(PROMPT):
Print, word for word, every line from the beginning of the listing up to and including the line with "(0,0) rectangle (645,376);". Pictures are to be excluded.

****************

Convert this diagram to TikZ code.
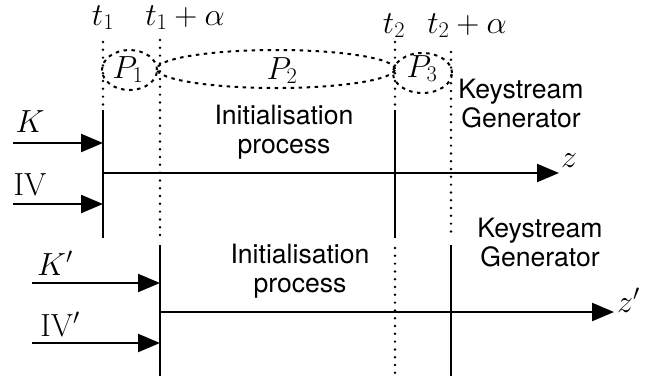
\RequirePackage{fix-cm}
\documentclass[tikz,border=0pt]{standalone}
\usepackage{fontspec}
\newfontfamily\helv{TeX Gyre Heros}
\usetikzlibrary{arrows.meta,shapes.geometric}

\begin{document}
\begin{tikzpicture}[x=1pt,y=-1pt,
  solidline/.style={line width=2.3pt},
  dotline/.style={line width=2.7pt,line cap=round,dash pattern=on 0pt off 7.8pt},
  phase/.style={ellipse,draw,line width=2pt,dash pattern=on 3.5pt off 4.5pt,inner sep=0pt},
  inarrow/.style={line width=2.3pt,-{Triangle[length=22pt,width=18pt]}},
  mathlbl/.style={inner sep=0pt,font=\fontsize{32}{38}\selectfont},
  txt/.style={inner sep=0pt,align=center,font=\helv\fontsize{26.6}{29}\selectfont}]
\useasboundingbox (0,0) rectangle (645,376);

% time markers
\node[mathlbl,anchor=base] (lt1)  at (103,25) {$t_1$};
\node[mathlbl,anchor=base] (lt1a) at (185,25) {$t_1+\alpha$};
\node[mathlbl,anchor=base] (lt2)  at (394,33) {$t_2$};
\node[mathlbl,anchor=base] (lt2a) at (467,33) {$t_2+\alpha$};

% phases
\node[phase,minimum width=55pt,minimum height=40pt]  (e1) at (129.5,70) {};
\node[phase,minimum width=238pt,minimum height=38pt] (e2) at (276,69) {};
\node[phase,minimum width=59pt,minimum height=40pt]  (e3) at (422.5,73) {};
\node[mathlbl,anchor=base] (p1) at (128,78) {$P_1$};
\node[mathlbl,anchor=base] (p2) at (282,79) {$P_2$};
\node[mathlbl,anchor=base] (p3) at (422,77) {$P_3$};

% vertical time lines
\coordinate (a0) at (103,42);  \coordinate (a1) at (103,110); \coordinate (a2) at (103,238);
\coordinate (b0) at (160,40);  \coordinate (b1) at (160,237); \coordinate (b2) at (160,245); \coordinate (b3) at (160,376);
\coordinate (c0) at (395,42);  \coordinate (c1) at (395,110); \coordinate (c2) at (395,238); \coordinate (c3) at (395,248); \coordinate (c4) at (395,376);
\coordinate (d0) at (451,52);  \coordinate (d1) at (451,237); \coordinate (d2) at (451,245); \coordinate (d3) at (451,376);

\draw[dotline]   (a0) -- (a1);
\draw[solidline] (a1) -- (a2);
\draw[dotline]   (b0) -- (b1);
\draw[solidline] (b2) -- (b3);
\draw[dotline]   (c0) -- (c1);
\draw[solidline] (c1) -- (c2);
\draw[dotline]   (c3) -- (c4);
\draw[dotline]   (d0) -- (d1);
\draw[solidline] (d2) -- (d3);

% first run
\coordinate (k0)  at (13,143);  \coordinate (k1)  at (103,143);
\coordinate (iv0) at (13,204);  \coordinate (iv1) at (103,204);
\coordinate (z0)  at (103,173); \coordinate (z1)  at (559,173);
\node[mathlbl,anchor=base] (lk)  at (30,132) {$K$};
\node[mathlbl,anchor=base] (liv) at (30,195) {IV};
\draw[inarrow] (k0) -- (k1);
\draw[inarrow] (iv0) -- (iv1);
\draw[inarrow] (z0) -- (z1);
\node[mathlbl,anchor=base west] (lz) at (561,167) {$z$};
\node[txt,anchor=north] (init1) at (284,105) {Initialisation\\process};
\node[txt,anchor=north] (gen1)  at (521,79)  {Keystream\\Generator};

% second run
\coordinate (kp0)  at (32,283);  \coordinate (kp1)  at (160,283);
\coordinate (ivp0) at (32,343);  \coordinate (ivp1) at (160,343);
\coordinate (zp0)  at (160,312); \coordinate (zp1)  at (614,312);
\node[mathlbl,anchor=base] (lkp)  at (55,275) {$K'$};
\node[mathlbl,anchor=base] (livp) at (60,336) {IV$'$};
\draw[inarrow] (kp0) -- (kp1);
\draw[inarrow] (ivp0) -- (ivp1);
\draw[inarrow] (zp0) -- (zp1);
\node[mathlbl,anchor=base west] (lzp) at (617,312) {$z'$};
\node[txt,anchor=north] (init2) at (300,244) {Initialisation\\process};
\node[txt,anchor=north] (gen2)  at (540,218) {Keystream\\Generator};
\end{tikzpicture}
\end{document}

****************

(WRITTEN REPLY):
Convert this diagram to TikZ code.
\RequirePackage{fix-cm}
\documentclass[tikz,border=0pt]{standalone}
\usepackage{fontspec}
\newfontfamily\helv{TeX Gyre Heros}
\usetikzlibrary{arrows.meta,shapes.geometric}

\begin{document}
\begin{tikzpicture}[x=1pt,y=-1pt,
  solidline/.style={line width=2.3pt},
  dotline/.style={line width=2.7pt,line cap=round,dash pattern=on 0pt off 7.8pt},
  phase/.style={ellipse,draw,line width=2pt,dash pattern=on 3.5pt off 4.5pt,inner sep=0pt},
  inarrow/.style={line width=2.3pt,-{Triangle[length=22pt,width=18pt]}},
  mathlbl/.style={inner sep=0pt,font=\fontsize{32}{38}\selectfont},
  txt/.style={inner sep=0pt,align=center,font=\helv\fontsize{26.6}{29}\selectfont}]
\useasboundingbox (0,0) rectangle (645,376);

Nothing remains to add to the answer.